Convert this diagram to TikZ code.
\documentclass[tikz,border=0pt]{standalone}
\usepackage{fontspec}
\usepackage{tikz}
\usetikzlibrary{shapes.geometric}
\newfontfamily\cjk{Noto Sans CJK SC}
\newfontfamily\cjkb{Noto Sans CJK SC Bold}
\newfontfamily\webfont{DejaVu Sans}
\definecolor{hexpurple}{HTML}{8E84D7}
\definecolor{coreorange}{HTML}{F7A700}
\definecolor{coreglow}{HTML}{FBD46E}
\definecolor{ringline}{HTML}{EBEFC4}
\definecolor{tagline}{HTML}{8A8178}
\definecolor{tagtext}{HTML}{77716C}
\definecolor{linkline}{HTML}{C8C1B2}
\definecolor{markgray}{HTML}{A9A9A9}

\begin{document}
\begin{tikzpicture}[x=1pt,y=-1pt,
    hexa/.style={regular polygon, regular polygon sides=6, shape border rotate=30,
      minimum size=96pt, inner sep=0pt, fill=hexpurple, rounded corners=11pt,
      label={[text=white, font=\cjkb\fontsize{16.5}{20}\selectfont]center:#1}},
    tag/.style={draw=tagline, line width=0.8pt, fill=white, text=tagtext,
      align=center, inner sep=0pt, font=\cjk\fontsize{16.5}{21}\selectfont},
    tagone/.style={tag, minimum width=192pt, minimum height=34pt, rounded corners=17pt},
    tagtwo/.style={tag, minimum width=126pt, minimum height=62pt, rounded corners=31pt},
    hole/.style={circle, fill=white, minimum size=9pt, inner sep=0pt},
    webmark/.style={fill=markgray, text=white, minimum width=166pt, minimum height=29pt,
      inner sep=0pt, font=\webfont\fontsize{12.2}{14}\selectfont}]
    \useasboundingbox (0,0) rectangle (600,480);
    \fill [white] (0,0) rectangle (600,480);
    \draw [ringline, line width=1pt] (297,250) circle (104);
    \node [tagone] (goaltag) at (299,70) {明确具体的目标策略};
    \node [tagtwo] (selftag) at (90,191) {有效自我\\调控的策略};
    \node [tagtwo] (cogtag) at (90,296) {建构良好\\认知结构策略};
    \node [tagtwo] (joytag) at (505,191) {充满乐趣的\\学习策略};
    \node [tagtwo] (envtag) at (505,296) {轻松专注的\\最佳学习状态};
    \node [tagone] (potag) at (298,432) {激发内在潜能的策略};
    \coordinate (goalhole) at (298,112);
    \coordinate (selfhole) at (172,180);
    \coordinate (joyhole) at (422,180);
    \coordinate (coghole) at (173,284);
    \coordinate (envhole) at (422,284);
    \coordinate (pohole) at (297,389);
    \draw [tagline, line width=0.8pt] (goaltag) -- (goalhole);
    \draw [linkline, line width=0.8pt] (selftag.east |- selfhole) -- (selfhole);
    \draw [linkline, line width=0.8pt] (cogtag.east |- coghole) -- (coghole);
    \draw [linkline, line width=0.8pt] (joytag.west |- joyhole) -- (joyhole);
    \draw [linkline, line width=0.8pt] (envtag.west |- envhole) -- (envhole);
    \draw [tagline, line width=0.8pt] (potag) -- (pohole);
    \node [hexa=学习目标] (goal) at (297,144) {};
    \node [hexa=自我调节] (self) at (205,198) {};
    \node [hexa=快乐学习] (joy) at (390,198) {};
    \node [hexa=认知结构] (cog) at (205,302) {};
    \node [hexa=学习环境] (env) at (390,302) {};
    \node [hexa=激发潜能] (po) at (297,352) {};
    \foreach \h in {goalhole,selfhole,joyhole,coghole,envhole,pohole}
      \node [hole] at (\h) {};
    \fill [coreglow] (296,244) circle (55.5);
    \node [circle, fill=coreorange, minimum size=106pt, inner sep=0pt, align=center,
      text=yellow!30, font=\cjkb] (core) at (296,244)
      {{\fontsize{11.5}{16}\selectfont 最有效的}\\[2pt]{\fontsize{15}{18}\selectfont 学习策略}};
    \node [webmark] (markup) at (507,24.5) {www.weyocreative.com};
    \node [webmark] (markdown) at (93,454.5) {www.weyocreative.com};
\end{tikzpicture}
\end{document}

...

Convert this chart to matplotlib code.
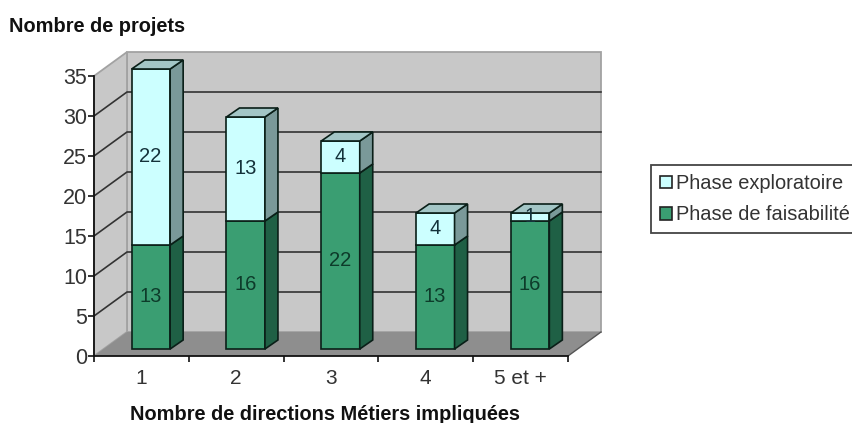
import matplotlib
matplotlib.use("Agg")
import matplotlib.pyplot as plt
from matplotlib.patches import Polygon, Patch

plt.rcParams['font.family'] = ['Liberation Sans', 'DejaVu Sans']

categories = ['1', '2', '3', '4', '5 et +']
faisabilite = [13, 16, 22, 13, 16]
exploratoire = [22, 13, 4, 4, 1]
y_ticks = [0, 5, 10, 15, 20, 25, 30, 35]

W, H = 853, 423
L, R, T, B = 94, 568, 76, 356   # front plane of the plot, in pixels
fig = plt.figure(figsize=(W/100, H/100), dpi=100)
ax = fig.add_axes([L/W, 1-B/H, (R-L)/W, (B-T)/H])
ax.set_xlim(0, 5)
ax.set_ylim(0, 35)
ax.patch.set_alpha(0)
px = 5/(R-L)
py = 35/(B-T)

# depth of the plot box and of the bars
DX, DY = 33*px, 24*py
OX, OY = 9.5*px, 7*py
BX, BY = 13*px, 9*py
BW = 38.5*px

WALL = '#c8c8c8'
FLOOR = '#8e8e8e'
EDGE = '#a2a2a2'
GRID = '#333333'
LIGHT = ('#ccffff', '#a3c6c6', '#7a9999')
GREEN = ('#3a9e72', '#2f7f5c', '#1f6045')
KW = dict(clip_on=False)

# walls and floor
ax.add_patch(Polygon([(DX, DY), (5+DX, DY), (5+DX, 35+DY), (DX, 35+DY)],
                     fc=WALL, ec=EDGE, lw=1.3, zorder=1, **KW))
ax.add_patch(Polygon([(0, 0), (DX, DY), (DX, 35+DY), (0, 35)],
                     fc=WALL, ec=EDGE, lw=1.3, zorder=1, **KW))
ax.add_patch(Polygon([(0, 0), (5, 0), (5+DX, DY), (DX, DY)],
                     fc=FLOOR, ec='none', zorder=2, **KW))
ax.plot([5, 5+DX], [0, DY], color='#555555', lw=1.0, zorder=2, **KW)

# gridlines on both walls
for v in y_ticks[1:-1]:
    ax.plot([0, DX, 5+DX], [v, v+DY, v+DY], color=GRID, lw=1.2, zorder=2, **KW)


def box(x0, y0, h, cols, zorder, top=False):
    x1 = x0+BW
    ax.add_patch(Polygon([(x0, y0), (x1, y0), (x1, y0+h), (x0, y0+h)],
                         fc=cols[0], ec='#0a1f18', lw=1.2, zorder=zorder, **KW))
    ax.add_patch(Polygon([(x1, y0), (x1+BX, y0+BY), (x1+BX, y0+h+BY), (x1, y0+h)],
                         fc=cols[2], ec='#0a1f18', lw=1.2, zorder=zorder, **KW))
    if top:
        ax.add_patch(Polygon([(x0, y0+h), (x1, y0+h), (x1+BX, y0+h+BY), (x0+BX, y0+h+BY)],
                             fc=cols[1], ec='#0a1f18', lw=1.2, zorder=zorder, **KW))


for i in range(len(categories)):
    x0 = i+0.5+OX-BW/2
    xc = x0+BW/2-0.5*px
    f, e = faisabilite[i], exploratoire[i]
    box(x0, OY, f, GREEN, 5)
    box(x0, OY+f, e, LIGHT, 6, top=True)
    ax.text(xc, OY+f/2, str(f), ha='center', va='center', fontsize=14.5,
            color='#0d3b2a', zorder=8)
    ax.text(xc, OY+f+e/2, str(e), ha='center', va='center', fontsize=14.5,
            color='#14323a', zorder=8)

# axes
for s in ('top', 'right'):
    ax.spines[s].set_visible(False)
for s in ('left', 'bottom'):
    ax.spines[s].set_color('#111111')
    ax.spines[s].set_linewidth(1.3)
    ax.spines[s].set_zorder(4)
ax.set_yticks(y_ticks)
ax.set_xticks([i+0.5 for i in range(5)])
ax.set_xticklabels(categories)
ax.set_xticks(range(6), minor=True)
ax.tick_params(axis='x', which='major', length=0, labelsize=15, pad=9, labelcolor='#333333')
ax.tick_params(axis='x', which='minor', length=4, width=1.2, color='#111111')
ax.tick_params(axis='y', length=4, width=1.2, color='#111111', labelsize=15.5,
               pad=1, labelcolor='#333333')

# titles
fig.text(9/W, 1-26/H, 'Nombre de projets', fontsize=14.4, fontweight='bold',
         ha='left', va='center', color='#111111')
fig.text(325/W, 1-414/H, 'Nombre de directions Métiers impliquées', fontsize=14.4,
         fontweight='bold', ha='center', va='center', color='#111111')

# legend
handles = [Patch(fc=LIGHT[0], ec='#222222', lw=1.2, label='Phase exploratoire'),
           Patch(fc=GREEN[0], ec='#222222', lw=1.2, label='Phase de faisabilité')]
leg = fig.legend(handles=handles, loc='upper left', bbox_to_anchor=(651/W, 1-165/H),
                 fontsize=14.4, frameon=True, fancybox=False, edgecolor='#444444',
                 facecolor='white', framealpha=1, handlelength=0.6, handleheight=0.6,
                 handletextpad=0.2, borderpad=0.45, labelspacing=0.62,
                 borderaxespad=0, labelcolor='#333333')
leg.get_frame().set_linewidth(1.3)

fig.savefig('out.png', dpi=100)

==

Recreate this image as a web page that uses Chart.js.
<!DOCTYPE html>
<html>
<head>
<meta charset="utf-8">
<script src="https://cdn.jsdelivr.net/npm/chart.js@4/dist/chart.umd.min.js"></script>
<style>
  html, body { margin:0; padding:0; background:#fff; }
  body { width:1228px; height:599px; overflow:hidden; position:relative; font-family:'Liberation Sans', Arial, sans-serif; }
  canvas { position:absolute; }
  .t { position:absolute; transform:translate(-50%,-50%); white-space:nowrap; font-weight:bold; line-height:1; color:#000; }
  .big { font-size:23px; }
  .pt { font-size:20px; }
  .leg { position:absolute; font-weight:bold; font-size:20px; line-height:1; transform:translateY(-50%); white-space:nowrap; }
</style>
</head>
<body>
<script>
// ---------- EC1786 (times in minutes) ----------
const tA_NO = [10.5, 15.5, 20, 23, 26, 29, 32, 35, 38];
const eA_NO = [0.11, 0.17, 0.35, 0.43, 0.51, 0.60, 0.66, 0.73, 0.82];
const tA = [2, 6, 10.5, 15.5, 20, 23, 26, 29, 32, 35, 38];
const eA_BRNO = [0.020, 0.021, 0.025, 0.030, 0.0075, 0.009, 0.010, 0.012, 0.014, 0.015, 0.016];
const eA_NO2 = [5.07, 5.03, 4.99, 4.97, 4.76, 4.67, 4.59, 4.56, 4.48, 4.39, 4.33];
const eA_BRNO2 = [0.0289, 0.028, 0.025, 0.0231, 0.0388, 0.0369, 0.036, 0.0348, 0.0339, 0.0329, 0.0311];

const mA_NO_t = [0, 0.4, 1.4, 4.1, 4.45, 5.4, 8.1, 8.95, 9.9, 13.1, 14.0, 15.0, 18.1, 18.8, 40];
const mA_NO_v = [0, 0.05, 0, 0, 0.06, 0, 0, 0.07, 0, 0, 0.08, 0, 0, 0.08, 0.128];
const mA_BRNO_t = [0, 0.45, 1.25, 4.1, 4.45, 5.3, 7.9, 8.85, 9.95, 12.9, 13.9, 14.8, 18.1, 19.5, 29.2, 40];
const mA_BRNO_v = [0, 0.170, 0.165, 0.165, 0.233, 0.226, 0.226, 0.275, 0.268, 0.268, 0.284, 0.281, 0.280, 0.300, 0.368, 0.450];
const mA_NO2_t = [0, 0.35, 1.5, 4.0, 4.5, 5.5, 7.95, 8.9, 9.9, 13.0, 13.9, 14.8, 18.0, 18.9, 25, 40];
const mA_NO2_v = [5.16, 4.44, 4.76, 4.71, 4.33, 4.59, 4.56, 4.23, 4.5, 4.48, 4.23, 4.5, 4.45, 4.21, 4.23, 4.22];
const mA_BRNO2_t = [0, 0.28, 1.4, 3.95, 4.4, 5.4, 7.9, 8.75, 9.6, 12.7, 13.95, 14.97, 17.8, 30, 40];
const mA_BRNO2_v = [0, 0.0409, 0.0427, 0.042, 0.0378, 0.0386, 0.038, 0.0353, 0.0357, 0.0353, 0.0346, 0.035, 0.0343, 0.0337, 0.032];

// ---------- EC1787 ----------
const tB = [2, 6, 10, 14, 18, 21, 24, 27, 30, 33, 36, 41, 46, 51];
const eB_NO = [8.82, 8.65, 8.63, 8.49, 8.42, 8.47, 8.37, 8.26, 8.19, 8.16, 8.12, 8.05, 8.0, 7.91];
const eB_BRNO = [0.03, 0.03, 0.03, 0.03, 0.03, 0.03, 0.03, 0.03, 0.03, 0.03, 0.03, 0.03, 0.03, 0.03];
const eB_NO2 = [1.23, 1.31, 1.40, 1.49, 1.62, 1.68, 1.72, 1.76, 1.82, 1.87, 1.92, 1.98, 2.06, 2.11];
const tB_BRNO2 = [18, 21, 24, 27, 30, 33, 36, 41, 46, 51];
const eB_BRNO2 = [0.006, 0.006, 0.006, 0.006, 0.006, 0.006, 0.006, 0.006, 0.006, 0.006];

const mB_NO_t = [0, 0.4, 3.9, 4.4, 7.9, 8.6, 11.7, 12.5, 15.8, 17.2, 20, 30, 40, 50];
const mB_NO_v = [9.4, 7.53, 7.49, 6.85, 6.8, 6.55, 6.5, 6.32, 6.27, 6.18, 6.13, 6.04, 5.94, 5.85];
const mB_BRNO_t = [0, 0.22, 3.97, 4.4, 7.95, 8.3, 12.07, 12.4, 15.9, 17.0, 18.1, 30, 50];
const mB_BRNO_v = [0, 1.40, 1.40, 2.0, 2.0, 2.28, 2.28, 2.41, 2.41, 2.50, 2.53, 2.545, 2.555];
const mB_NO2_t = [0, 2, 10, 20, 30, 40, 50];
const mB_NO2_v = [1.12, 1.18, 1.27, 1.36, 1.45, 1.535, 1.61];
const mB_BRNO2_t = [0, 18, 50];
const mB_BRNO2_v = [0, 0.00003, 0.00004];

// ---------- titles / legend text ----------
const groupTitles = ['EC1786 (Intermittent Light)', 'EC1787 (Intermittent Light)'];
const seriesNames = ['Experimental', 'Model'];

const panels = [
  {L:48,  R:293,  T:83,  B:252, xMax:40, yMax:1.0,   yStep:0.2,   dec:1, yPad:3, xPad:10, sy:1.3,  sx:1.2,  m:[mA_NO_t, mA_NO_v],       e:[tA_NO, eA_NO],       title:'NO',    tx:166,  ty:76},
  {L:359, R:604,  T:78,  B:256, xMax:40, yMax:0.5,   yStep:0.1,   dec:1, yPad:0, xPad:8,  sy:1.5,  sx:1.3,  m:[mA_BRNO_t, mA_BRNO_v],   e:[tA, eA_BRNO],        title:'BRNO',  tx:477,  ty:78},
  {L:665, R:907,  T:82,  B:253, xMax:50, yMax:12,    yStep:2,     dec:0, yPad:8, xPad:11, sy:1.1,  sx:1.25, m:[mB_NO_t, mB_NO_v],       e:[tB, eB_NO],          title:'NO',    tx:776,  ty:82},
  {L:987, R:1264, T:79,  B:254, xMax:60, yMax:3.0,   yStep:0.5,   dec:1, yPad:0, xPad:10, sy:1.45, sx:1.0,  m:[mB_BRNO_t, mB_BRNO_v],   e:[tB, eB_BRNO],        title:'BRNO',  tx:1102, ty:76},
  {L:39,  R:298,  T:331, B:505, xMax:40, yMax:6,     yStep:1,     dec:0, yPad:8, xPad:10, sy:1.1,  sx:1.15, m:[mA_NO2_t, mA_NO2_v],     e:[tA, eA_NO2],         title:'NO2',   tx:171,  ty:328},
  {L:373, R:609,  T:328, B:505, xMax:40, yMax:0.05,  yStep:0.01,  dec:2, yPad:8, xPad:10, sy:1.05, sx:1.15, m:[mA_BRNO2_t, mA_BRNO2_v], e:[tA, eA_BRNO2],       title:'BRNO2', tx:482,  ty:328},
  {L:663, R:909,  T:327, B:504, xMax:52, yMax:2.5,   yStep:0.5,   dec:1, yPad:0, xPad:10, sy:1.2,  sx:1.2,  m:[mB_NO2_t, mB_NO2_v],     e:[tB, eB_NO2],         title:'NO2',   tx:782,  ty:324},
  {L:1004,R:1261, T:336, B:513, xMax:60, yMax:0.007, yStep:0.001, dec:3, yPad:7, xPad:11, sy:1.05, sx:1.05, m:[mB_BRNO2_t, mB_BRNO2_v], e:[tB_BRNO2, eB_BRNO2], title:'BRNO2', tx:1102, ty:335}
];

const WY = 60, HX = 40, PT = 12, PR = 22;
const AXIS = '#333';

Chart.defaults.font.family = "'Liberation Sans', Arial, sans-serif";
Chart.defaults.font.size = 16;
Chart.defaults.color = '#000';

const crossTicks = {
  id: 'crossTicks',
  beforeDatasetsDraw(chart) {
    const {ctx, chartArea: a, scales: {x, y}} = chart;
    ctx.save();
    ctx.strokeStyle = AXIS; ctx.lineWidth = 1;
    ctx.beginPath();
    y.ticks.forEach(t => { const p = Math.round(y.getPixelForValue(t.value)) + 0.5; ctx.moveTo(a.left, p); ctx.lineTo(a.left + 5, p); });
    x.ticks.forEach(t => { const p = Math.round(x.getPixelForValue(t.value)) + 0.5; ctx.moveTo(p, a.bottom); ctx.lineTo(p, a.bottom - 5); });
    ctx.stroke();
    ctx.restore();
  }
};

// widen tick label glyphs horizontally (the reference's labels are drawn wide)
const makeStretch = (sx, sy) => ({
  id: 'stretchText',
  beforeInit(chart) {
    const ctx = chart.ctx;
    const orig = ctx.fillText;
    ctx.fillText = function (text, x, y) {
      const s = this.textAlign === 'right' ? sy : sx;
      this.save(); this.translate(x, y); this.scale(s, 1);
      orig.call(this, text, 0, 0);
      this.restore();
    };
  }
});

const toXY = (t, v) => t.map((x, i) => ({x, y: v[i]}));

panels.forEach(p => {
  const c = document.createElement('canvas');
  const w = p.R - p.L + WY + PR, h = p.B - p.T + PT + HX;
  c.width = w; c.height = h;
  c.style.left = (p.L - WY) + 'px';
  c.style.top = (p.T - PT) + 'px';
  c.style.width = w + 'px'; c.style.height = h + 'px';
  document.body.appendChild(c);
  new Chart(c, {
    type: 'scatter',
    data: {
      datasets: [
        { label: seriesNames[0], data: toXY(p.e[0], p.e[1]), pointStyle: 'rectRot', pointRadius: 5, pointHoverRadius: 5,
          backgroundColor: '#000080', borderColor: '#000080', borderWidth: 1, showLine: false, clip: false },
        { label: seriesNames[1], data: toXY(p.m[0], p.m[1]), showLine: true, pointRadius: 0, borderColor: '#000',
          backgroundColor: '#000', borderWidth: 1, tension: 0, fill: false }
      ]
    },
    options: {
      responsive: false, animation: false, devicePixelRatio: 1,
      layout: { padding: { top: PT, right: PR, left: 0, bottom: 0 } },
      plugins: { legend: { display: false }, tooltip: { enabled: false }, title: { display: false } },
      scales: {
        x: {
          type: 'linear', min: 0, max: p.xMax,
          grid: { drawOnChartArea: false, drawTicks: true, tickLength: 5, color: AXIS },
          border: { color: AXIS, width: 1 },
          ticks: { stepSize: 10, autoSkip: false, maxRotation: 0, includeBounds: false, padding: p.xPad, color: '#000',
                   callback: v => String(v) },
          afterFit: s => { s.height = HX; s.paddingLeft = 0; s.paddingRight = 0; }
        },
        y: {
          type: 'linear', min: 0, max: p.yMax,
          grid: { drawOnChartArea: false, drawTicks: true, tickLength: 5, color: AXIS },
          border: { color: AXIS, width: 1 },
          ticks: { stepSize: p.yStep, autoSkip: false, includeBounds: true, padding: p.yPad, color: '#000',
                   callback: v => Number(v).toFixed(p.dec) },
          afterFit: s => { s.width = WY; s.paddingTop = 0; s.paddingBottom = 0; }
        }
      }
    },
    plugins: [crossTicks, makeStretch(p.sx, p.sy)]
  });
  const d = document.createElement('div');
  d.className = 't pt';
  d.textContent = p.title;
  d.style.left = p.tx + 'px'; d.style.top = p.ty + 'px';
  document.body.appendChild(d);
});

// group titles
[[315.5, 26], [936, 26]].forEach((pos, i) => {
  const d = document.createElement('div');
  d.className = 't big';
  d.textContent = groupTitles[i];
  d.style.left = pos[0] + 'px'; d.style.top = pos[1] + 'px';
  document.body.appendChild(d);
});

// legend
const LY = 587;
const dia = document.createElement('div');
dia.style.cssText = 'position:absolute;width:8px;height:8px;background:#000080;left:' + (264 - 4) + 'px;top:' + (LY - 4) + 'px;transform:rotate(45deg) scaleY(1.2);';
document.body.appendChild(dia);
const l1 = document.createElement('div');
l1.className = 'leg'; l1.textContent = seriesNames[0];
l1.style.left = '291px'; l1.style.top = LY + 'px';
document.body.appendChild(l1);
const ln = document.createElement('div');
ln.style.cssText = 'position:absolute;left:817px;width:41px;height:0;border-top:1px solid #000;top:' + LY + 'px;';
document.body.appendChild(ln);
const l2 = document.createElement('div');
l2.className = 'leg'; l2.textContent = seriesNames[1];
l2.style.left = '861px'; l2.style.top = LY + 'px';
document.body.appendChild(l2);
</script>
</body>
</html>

BRIEF: Repeat only the lines from the one holding "Convert this chart to matplotlib code." to the one holding "py = 35/(B-T)", both ends included, and drop the images.

OUTPUT OF THE EXERCISE:
Convert this chart to matplotlib code.
import matplotlib
matplotlib.use("Agg")
import matplotlib.pyplot as plt
from matplotlib.patches import Polygon, Patch

plt.rcParams['font.family'] = ['Liberation Sans', 'DejaVu Sans']

categories = ['1', '2', '3', '4', '5 et +']
faisabilite = [13, 16, 22, 13, 16]
exploratoire = [22, 13, 4, 4, 1]
y_ticks = [0, 5, 10, 15, 20, 25, 30, 35]

W, H = 853, 423
L, R, T, B = 94, 568, 76, 356   # front plane of the plot, in pixels
fig = plt.figure(figsize=(W/100, H/100), dpi=100)
ax = fig.add_axes([L/W, 1-B/H, (R-L)/W, (B-T)/H])
ax.set_xlim(0, 5)
ax.set_ylim(0, 35)
ax.patch.set_alpha(0)
px = 5/(R-L)
py = 35/(B-T)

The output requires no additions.